Bandits – 22.August.2015

I haven’t been posting a lot of my “Book Bandit” work lately. Hell, I haven’t been posting any of it these days but at today’s meeting I wrote something that surprised me. We actually played twice today. The first time was three prompts, chosen blind and at random. Using those three prompts for inspiration you write for twenty five minutes. You can incorporate one, two, three, or none of the prompts. Then we share what we wrote and discuss. My initial effort, in my opinion, was a bit pedestrian and I won’t put it here today.

Then we played a second round because the group was small today and time was plentiful. The second round had only one prompt and we had only 15 minutes to write. I kinda surprised myself with what appeared in my notebook. I’m going to transcribe it now because I write by hand in this venue and if I wait too long I may not be able to read my own writing. We are pretty strict on the time limit so often stories go unfinished.

The prompt: Lost between the pages

G0 – you have fifteen minutes.

I lifted the old notebook from the box that had been shoved to the back of my father’s closet. It was a journal. It was his journal. I skimmed through a few of the opening pages and realized that it was from his time in the Navy. He had written about his ocean transit on the USS Fargo.

He wrote about his shipmates and how they passed the time at sea.

He wrote about the monotony of life at sea; endless days and nights working in the infirmary. He wasn’t a doctor, he was a Corpsman attached to the Marines. Doctors were few and far between but a Corpsman was just as good, for a jarhead with trench foot or the runs.

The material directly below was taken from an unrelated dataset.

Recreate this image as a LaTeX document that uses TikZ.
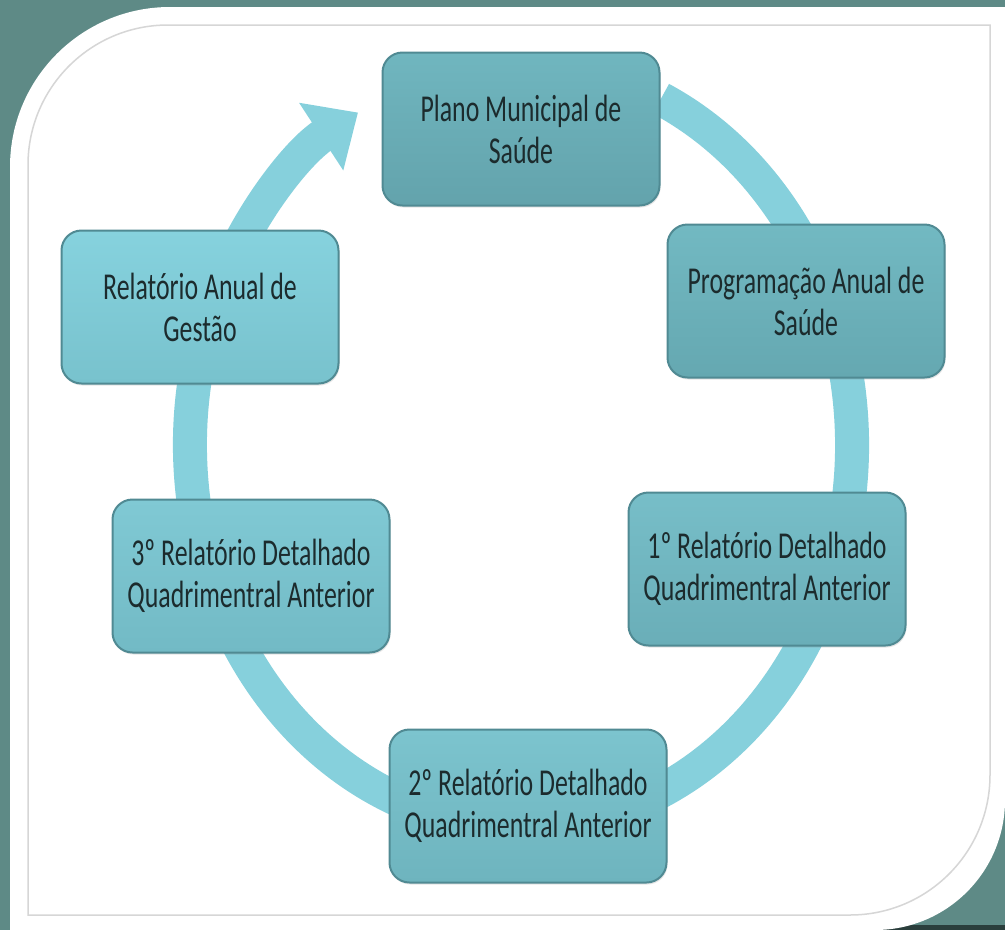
\documentclass[tikz,border=0pt]{standalone}
\usepackage{fontspec}
\newfontfamily\boxfont[FakeStretch=0.68]{Carlito}
\usetikzlibrary{arrows.meta, shadows}

\definecolor{backteal}{HTML}{5E8A86}
\definecolor{ringcol}{HTML}{86D0DC}
\definecolor{stageline}{HTML}{508A93}
\definecolor{stagetext}{HTML}{1C2B2D}
\definecolor{frameline}{HTML}{D6D6D6}

\begin{document}
\begin{tikzpicture}
      [x=1pt, y=-1pt,
      stage/.style={draw=stageline, line width=2pt, rounded corners=20pt,
        minimum width=277pt, minimum height=153pt, align=center,
        font=\boxfont\fontsize{38}{42}\selectfont, text=stagetext,
        drop shadow={opacity=0.2, shadow xshift=1pt, shadow yshift=-2pt}},
      ring/.style={draw=ringcol, line width=34pt,
        -{Triangle[width=78pt, length=44pt]}}]
      \useasboundingbox (0,0) rectangle (1005,930);
      \fill[backteal] (0,0) rectangle (1005,930);
      \fill[black!55!backteal] (870,925) rectangle (1005,930);
      \fill[white] (10,930) -- (10,167)
        arc[start angle=180, end angle=270, radius=160] -- (1005,7)
        -- (1005,800) arc[start angle=0, end angle=90, radius=130] -- cycle;
      \draw[frameline, line width=1.5pt] (28,915) -- (28,165)
        arc[start angle=180, end angle=270, radius=140] -- (990,25)
        -- (990,775) arc[start angle=0, end angle=90, radius=140] -- cycle;
      \coordinate (O) at (521, 445);
      \draw[ring] ([shift={(-65:331 and 382)}]O)
        arc[start angle=-65, end angle=240.5, x radius=331, y radius=382];
      \node (PMS) at (521, 129) [stage, top color={rgb,255:red,112;green,182;blue,191},
        bottom color={rgb,255:red,99;green,163;blue,172}] {Plano Municipal de\\Saúde};
      \node (PAS) at (806, 301) [stage, top color={rgb,255:red,114;green,185;blue,194},
        bottom color={rgb,255:red,101;green,168;blue,177}] {Programação Anual de\\Saúde};
      \node (R1) at (767, 569) [stage, top color={rgb,255:red,119;green,190;blue,200},
        bottom color={rgb,255:red,106;green,174;blue,184}] {1º Relatório Detalhado\\Quadrimentral Anterior};
      \node (R2) at (528, 806) [stage, top color={rgb,255:red,124;green,196;blue,206},
        bottom color={rgb,255:red,110;green,180;blue,190}] {2º Relatório Detalhado\\Quadrimentral Anterior};
      \node (R3) at (251, 576) [stage, top color={rgb,255:red,128;green,201;blue,212},
        bottom color={rgb,255:red,114;green,186;blue,197}] {3º Relatório Detalhado\\Quadrimentral Anterior};
      \node (RAG) at (200, 307) [stage, top color={rgb,255:red,134;green,210;blue,222},
        bottom color={rgb,255:red,120;green,194;blue,205}] {Relatório Anual de\\Gestão};
    \end{tikzpicture}
\end{document}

He wrote of landing and marching through jungles.

He wrote about the sights and sounds of guerrilla warfare, and of lost companions whom he could not help.

But also lost, lost between the pages, were the things he didn’t write.

He didn’t write about how what he saw, and did, affected him. His account was more journalistic, a simple reporting of events.

In the interim I have had my own jungle war and having had my own jungle war, I understood. I could feel; and had felt, the same things as he did long ago on that island – his island.

I was able to find the thoughts and feelings that he had hidden, or lost, between the pages.

I wish I had known these things when he was still alive, these things that he never spoke about. I understand them, and I don’t speak about them either.